Katie Bunn-Marcuse first met Janet Berlo at the Otsego Institute in 2002 where Janet gave her the first of many years of insightful advice when Katie was still a graduate student. When Katie became a faculty member, Janet really took her under her wing and provided yet more advice and strong admonition to attend to her writing. Katie’s most favorite support from Janet comes in the form of strongly worded (&*$!*) outrage on her behalf when academic bureaucracy rears its ugly head.

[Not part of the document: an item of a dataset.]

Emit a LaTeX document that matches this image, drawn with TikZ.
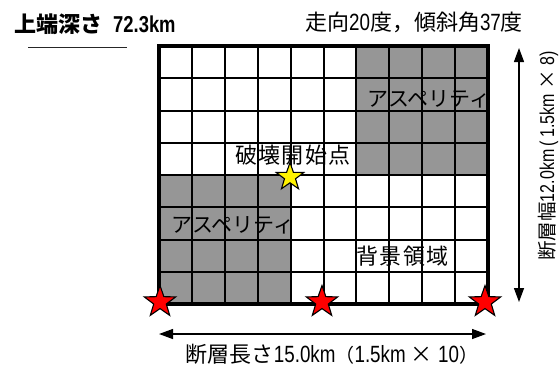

Katie Bunn-Marcuse, PhD is the curator of Northwest Native art and director of the Bill Holm Center for the Study of Northwest Native Art at the Burke Museum, and associate professor of art history at the University of Washington. Her most recent book is the volume Unsettling Native Art Histories on the Northwest Coast, edited with Aldona Jonaitis, published by University of Washington Press. Her other publications focus on the indigenization of European-American imagery, nineteenth-century Northwest Coast jewelry and other body adornment, and the filmic history of the Kwakwaka’wakw. In her role as curator, she collaborates with First Nations communities and artists to identify research priorities and to activate the Burke Museum’s holdings in ways that are responsive to cultural revitalization efforts. She is a settler scholar working on the lands of the Coast Salish and is most happy in the woods, at the beach, with her dogs and her family.

Ruth B. Phillips

Ruth B. Phillips is Professor of Art History Emerita at Carleton University, Ottawa where she held a Canada Research Chair in Indigenous arts and cultures from 2003-2017. Her books include Trading Identities: The Souvenir in Native North American Arts from the Northeast, 1700-1900 and Museum Pieces: Toward the Indigenization of Canadian Museums. She served as director of the University of British Columbia Museum of Anthropology from 1997-2002 and is a fellow of the Royal Society of Canada. She first met Janet shortly after receiving her PhD in African art history from the University of London at a moment when both were shifting their research and teaching to Indigenous North American arts—Ruth from African, and Janet from Precolumbian. They have remained closely connected, in friendship and professionally, throughout their careers and collaborated on a co-authored book, Native North American Art, which is widely used as an introductory text in university courses.  It was first commissioned for the Oxford History of Art, whose mandate that authors reject “formal approaches to breathe fresh life into the field of art criticism” and “illuminate and debate the critical issues at the heart of art history today” encouraged the reflextivity, multi-perspectivalism and historical contextualization important to their field. The second, expanded edition was published in 2011 by Oxford University Press USA.

Kristin Dowell

Kristin Dowell is Associate Professor of Indigenous Art & Film in the Department of Art History at Florida State University. She serves on the Academic Advisory Board for the FSU Native American and Indigenous Studies Center. She has worked as a film curator at several Indigenous film festivals and is the author of Sovereign Screens: Aboriginal Media on the Canadian West Coast (2013). She is a scholar of Irish American heritage deeply committed to a research practice that amplifies the work of the Indigenous filmmakers and artists with whom she has collaborated for over twenty years. She focuses on their use of experimental forms of art and media to express and enact visual sovereignty through their on-screen aesthetics and off-screen production practices. Her recent book project, Digital Sutures: Family & Cultural Memory in Indigenous Women’s Films explores how Indigenous women and gender expansive filmmakers re-define film genres, such as stop-motion animation and experimental documentary, to recuperate Indigenous family histories, ancestral knowledge and cultural memory. She is a proud speaker of the endangered Irish language and curator of Talamh agus Teanga: Land and Language in Contemporary Irish Art, an exhibition that opened at the FSU Museum of Fine Arts in January 2024. Kristin Dowell’s professional career would not have been possible without the guidance and mentorship she received from Janet Berlo as an undergraduate student at the University of Rochester for which she remains ever grateful.